**** DATA PROVIDED

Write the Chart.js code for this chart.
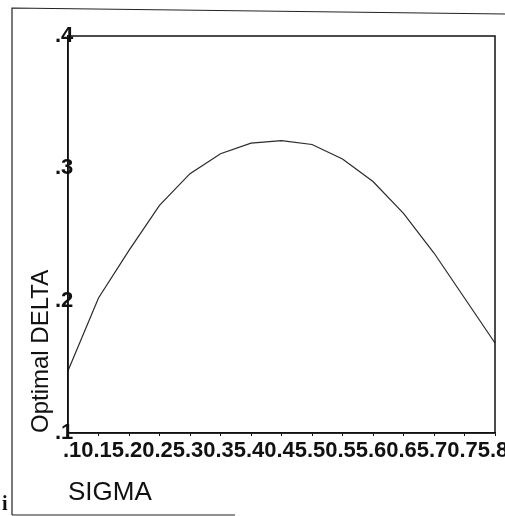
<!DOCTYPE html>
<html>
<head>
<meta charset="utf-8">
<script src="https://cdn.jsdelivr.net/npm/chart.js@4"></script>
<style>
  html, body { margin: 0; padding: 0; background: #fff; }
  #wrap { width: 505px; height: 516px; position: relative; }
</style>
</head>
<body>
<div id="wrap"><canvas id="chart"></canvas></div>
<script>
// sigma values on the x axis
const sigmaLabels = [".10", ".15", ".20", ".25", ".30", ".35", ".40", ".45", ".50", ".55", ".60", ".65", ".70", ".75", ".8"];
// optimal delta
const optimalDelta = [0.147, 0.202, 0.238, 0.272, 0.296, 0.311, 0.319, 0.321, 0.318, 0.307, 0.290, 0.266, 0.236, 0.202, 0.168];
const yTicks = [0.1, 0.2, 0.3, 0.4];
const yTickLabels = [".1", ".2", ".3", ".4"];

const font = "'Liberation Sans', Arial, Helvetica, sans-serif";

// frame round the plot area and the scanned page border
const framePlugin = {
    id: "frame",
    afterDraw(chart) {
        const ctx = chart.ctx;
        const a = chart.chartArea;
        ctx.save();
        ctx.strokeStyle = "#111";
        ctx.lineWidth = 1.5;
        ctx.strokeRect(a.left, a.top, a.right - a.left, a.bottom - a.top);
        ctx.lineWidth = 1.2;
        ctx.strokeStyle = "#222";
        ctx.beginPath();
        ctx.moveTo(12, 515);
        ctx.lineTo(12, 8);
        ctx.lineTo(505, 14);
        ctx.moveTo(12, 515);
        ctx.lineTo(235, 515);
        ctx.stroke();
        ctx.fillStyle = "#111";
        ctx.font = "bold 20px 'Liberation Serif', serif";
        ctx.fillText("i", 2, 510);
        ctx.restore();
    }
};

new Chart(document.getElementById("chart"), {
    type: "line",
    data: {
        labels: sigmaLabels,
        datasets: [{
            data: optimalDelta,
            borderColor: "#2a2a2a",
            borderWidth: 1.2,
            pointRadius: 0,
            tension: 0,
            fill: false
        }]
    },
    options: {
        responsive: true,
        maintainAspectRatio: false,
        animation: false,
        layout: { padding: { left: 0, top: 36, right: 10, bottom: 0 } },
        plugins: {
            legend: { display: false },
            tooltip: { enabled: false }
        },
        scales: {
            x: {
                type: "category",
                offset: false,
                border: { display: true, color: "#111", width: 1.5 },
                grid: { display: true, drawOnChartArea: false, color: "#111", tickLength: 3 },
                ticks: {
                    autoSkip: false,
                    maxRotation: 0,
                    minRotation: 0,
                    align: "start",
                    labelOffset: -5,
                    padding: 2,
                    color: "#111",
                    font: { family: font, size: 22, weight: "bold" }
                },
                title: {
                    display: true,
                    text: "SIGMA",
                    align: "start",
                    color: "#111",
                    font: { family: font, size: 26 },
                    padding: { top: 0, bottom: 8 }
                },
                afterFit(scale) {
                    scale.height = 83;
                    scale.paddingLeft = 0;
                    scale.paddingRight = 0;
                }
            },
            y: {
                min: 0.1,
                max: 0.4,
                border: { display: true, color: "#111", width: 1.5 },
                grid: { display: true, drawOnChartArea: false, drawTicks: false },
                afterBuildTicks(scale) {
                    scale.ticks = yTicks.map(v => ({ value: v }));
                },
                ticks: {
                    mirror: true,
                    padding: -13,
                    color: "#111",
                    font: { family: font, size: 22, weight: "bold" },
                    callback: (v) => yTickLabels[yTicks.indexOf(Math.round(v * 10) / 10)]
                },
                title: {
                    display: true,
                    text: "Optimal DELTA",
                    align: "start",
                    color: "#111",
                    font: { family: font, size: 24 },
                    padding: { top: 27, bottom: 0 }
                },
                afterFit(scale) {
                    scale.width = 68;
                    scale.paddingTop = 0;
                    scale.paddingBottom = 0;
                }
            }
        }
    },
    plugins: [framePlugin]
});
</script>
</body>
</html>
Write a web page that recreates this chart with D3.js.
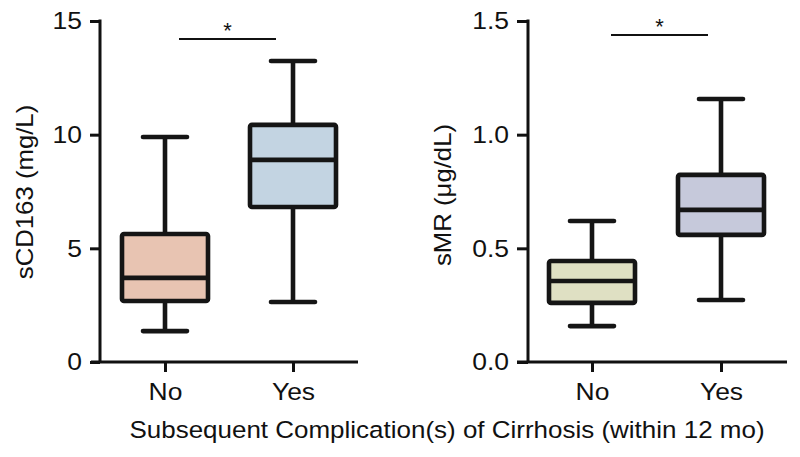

********

STATED EXERCISE: What is the number of lines that hold the string "this"? Give it alone.

TASK RESPONSE: 2